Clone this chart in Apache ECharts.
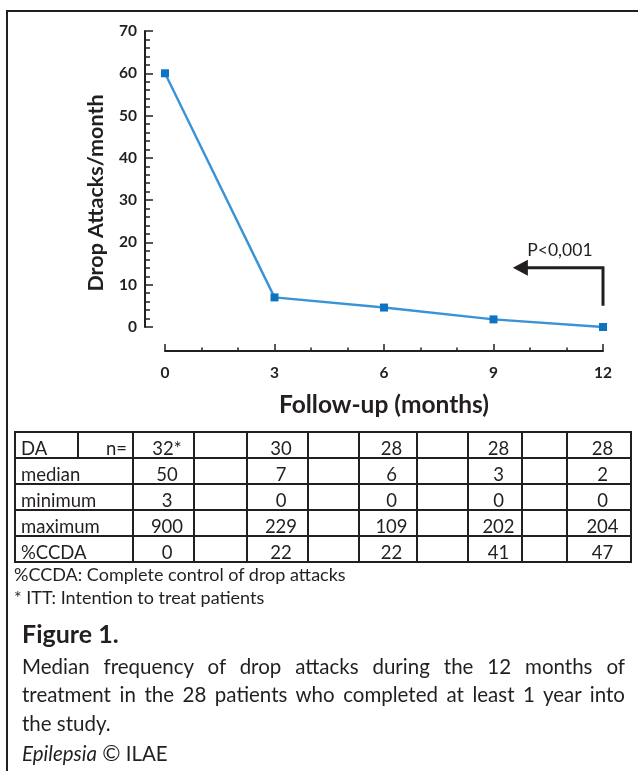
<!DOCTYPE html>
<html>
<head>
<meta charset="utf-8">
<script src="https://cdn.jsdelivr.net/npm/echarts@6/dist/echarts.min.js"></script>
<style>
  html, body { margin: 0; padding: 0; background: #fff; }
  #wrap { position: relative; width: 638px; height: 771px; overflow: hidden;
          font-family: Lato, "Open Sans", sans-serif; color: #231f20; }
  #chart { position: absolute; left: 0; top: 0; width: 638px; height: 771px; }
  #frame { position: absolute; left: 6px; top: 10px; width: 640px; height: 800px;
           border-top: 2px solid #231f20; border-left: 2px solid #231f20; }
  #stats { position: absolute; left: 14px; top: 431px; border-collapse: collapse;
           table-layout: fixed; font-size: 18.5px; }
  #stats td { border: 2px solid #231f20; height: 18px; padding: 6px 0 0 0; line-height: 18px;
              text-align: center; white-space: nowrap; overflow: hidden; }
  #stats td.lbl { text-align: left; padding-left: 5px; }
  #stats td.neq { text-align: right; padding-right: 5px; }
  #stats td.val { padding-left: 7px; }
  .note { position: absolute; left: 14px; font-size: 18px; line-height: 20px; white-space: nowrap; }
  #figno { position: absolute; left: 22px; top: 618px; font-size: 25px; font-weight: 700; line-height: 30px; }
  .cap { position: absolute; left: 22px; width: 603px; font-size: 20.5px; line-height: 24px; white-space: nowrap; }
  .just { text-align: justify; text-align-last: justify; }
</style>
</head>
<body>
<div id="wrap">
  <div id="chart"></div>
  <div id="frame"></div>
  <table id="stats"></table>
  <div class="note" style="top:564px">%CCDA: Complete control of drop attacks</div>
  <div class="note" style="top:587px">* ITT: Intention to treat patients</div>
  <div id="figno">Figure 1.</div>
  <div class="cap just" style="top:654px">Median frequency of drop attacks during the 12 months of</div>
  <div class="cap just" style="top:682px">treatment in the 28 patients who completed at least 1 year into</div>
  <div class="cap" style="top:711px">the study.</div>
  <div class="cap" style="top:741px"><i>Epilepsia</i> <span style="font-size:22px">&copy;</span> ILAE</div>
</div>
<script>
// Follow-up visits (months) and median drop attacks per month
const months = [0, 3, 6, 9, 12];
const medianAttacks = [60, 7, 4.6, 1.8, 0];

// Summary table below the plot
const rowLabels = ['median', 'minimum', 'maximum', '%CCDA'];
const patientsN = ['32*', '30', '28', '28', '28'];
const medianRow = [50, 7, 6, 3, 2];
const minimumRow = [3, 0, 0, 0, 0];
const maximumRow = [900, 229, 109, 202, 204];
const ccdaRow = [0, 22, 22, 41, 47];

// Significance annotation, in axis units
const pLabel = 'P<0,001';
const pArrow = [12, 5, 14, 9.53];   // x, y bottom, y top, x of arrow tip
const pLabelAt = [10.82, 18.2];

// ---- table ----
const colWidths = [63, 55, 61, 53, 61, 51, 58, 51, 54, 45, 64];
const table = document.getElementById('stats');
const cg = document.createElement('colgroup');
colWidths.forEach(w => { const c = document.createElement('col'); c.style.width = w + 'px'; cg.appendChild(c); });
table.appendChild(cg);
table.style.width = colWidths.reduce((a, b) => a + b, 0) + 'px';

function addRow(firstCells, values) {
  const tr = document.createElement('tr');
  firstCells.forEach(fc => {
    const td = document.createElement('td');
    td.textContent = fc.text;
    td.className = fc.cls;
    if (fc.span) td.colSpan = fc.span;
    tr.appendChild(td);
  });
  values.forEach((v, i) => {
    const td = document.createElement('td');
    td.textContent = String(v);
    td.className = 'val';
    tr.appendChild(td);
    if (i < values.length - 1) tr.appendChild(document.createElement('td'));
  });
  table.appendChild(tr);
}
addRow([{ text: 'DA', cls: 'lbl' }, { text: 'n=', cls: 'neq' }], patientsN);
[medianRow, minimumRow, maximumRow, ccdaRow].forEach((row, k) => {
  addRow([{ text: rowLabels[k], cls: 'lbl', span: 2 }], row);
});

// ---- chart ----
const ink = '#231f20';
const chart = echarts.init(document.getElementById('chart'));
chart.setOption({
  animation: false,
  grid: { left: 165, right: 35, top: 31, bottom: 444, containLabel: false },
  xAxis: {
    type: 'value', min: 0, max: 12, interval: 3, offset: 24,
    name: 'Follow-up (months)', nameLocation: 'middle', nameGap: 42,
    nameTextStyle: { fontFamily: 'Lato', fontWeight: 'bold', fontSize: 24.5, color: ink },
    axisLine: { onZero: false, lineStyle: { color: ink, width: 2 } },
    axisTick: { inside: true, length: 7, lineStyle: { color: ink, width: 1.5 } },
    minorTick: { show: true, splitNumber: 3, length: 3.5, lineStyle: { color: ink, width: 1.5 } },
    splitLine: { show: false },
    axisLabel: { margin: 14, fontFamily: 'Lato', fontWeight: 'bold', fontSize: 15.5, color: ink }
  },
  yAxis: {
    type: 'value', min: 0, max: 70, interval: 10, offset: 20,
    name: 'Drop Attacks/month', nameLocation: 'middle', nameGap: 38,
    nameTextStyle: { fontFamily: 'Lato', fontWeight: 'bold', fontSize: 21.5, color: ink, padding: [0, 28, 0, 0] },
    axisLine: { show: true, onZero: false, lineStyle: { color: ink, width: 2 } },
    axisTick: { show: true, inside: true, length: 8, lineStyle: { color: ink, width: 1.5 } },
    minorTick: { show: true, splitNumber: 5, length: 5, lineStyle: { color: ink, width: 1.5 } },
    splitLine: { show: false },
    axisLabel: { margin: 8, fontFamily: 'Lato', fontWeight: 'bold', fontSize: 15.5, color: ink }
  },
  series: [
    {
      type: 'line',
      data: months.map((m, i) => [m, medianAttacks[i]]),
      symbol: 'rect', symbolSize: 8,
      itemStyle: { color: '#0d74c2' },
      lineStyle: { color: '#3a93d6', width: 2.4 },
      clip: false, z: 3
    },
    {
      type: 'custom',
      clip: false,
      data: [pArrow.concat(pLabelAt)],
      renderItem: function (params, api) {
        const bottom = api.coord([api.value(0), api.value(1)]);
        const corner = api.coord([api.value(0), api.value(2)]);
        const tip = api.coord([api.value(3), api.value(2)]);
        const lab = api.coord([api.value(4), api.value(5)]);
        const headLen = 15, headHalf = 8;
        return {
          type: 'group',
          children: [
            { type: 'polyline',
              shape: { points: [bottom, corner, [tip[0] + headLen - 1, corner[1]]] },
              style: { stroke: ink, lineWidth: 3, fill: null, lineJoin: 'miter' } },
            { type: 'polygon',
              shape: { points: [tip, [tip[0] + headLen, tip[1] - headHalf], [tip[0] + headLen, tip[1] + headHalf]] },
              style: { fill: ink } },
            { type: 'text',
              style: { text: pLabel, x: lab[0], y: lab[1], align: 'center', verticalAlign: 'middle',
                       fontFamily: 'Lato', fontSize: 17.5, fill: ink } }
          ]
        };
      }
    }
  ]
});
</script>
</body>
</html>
================
To do →
Your task is an exact transcription of all the data, minus the pictures.

Correct answer →
Clone this chart in Apache ECharts.
<!DOCTYPE html>
<html>
<head>
<meta charset="utf-8">
<script src="https://cdn.jsdelivr.net/npm/echarts@6/dist/echarts.min.js"></script>
<style>
  html, body { margin: 0; padding: 0; background: #fff; }
  #wrap { position: relative; width: 638px; height: 771px; overflow: hidden;
          font-family: Lato, "Open Sans", sans-serif; color: #231f20; }
  #chart { position: absolute; left: 0; top: 0; width: 638px; height: 771px; }
  #frame { position: absolute; left: 6px; top: 10px; width: 640px; height: 800px;
           border-top: 2px solid #231f20; border-left: 2px solid #231f20; }
  #stats { position: absolute; left: 14px; top: 431px; border-collapse: collapse;
           table-layout: fixed; font-size: 18.5px; }
  #stats td { border: 2px solid #231f20; height: 18px; padding: 6px 0 0 0; line-height: 18px;
              text-align: center; white-space: nowrap; overflow: hidden; }
  #stats td.lbl { text-align: left; padding-left: 5px; }
  #stats td.neq { text-align: right; padding-right: 5px; }
  #stats td.val { padding-left: 7px; }
  .note { position: absolute; left: 14px; font-size: 18px; line-height: 20px; white-space: nowrap; }
  #figno { position: absolute; left: 22px; top: 618px; font-size: 25px; font-weight: 700; line-height: 30px; }
  .cap { position: absolute; left: 22px; width: 603px; font-size: 20.5px; line-height: 24px; white-space: nowrap; }
  .just { text-align: justify; text-align-last: justify; }
</style>
</head>
<body>
<div id="wrap">
  <div id="chart"></div>
  <div id="frame"></div>
  <table id="stats"></table>
  <div class="note" style="top:564px">%CCDA: Complete control of drop attacks</div>
  <div class="note" style="top:587px">* ITT: Intention to treat patients</div>
  <div id="figno">Figure 1.</div>
  <div class="cap just" style="top:654px">Median frequency of drop attacks during the 12 months of</div>
  <div class="cap just" style="top:682px">treatment in the 28 patients who completed at least 1 year into</div>
  <div class="cap" style="top:711px">the study.</div>
  <div class="cap" style="top:741px"><i>Epilepsia</i> <span style="font-size:22px">&copy;</span> ILAE</div>
</div>
<script>
// Follow-up visits (months) and median drop attacks per month
const months = [0, 3, 6, 9, 12];
const medianAttacks = [60, 7, 4.6, 1.8, 0];

// Summary table below the plot
const rowLabels = ['median', 'minimum', 'maximum', '%CCDA'];
const patientsN = ['32*', '30', '28', '28', '28'];
const medianRow = [50, 7, 6, 3, 2];
const minimumRow = [3, 0, 0, 0, 0];
const maximumRow = [900, 229, 109, 202, 204];
const ccdaRow = [0, 22, 22, 41, 47];

// Significance annotation, in axis units
const pLabel = 'P<0,001';
const pArrow = [12, 5, 14, 9.53];   // x, y bottom, y top, x of arrow tip
const pLabelAt = [10.82, 18.2];

// ---- table ----
const colWidths = [63, 55, 61, 53, 61, 51, 58, 51, 54, 45, 64];
const table = document.getElementById('stats');
const cg = document.createElement('colgroup');
colWidths.forEach(w => { const c = document.createElement('col'); c.style.width = w + 'px'; cg.appendChild(c); });
table.appendChild(cg);
table.style.width = colWidths.reduce((a, b) => a + b, 0) + 'px';

function addRow(firstCells, values) {
  const tr = document.createElement('tr');
  firstCells.forEach(fc => {
    const td = document.createElement('td');
    td.textContent = fc.text;
    td.className = fc.cls;
    if (fc.span) td.colSpan = fc.span;
    tr.appendChild(td);
  });
  values.forEach((v, i) => {
    const td = document.createElement('td');
    td.textContent = String(v);
    td.className = 'val';
    tr.appendChild(td);
    if (i < values.length - 1) tr.appendChild(document.createElement('td'));
  });
  table.appendChild(tr);
}
addRow([{ text: 'DA', cls: 'lbl' }, { text: 'n=', cls: 'neq' }], patientsN);
[medianRow, minimumRow, maximumRow, ccdaRow].forEach((row, k) => {
  addRow([{ text: rowLabels[k], cls: 'lbl', span: 2 }], row);
});

// ---- chart ----
const ink = '#231f20';
const chart = echarts.init(document.getElementById('chart'));
chart.setOption({
  animation: false,
  grid: { left: 165, right: 35, top: 31, bottom: 444, containLabel: false },
  xAxis: {
    type: 'value', min: 0, max: 12, interval: 3, offset: 24,
    name: 'Follow-up (months)', nameLocation: 'middle', nameGap: 42,
    nameTextStyle: { fontFamily: 'Lato', fontWeight: 'bold', fontSize: 24.5, color: ink },
    axisLine: { onZero: false, lineStyle: { color: ink, width: 2 } },
    axisTick: { inside: true, length: 7, lineStyle: { color: ink, width: 1.5 } },
    minorTick: { show: true, splitNumber: 3, length: 3.5, lineStyle: { color: ink, width: 1.5 } },
    splitLine: { show: false },
    axisLabel: { margin: 14, fontFamily: 'Lato', fontWeight: 'bold', fontSize: 15.5, color: ink }
  },
  yAxis: {
    type: 'value', min: 0, max: 70, interval: 10, offset: 20,
    name: 'Drop Attacks/month', nameLocation: 'middle', nameGap: 38,
    nameTextStyle: { fontFamily: 'Lato', fontWeight: 'bold', fontSize: 21.5, color: ink, padding: [0, 28, 0, 0] },
    axisLine: { show: true, onZero: false, lineStyle: { color: ink, width: 2 } },
    axisTick: { show: true, inside: true, length: 8, lineStyle: { color: ink, width: 1.5 } },
    minorTick: { show: true, splitNumber: 5, length: 5, lineStyle: { color: ink, width: 1.5 } },
    splitLine: { show: false },
    axisLabel: { margin: 8, fontFamily: 'Lato', fontWeight: 'bold', fontSize: 15.5, color: ink }
  },
  series: [
    {
      type: 'line',
      data: months.map((m, i) => [m, medianAttacks[i]]),
      symbol: 'rect', symbolSize: 8,
      itemStyle: { color: '#0d74c2' },
      lineStyle: { color: '#3a93d6', width: 2.4 },
      clip: false, z: 3
    },
    {
      type: 'custom',
      clip: false,
      data: [pArrow.concat(pLabelAt)],
      renderItem: function (params, api) {
        const bottom = api.coord([api.value(0), api.value(1)]);
        const corner = api.coord([api.value(0), api.value(2)]);
        const tip = api.coord([api.value(3), api.value(2)]);
        const lab = api.coord([api.value(4), api.value(5)]);
        const headLen = 15, headHalf = 8;
        return {
          type: 'group',
          children: [
            { type: 'polyline',
              shape: { points: [bottom, corner, [tip[0] + headLen - 1, corner[1]]] },
              style: { stroke: ink, lineWidth: 3, fill: null, lineJoin: 'miter' } },
            { type: 'polygon',
              shape: { points: [tip, [tip[0] + headLen, tip[1] - headHalf], [tip[0] + headLen, tip[1] + headHalf]] },
              style: { fill: ink } },
            { type: 'text',
              style: { text: pLabel, x: lab[0], y: lab[1], align: 'center', verticalAlign: 'middle',
                       fontFamily: 'Lato', fontSize: 17.5, fill: ink } }
          ]
        };
      }
    }
  ]
});
</script>
</body>
</html>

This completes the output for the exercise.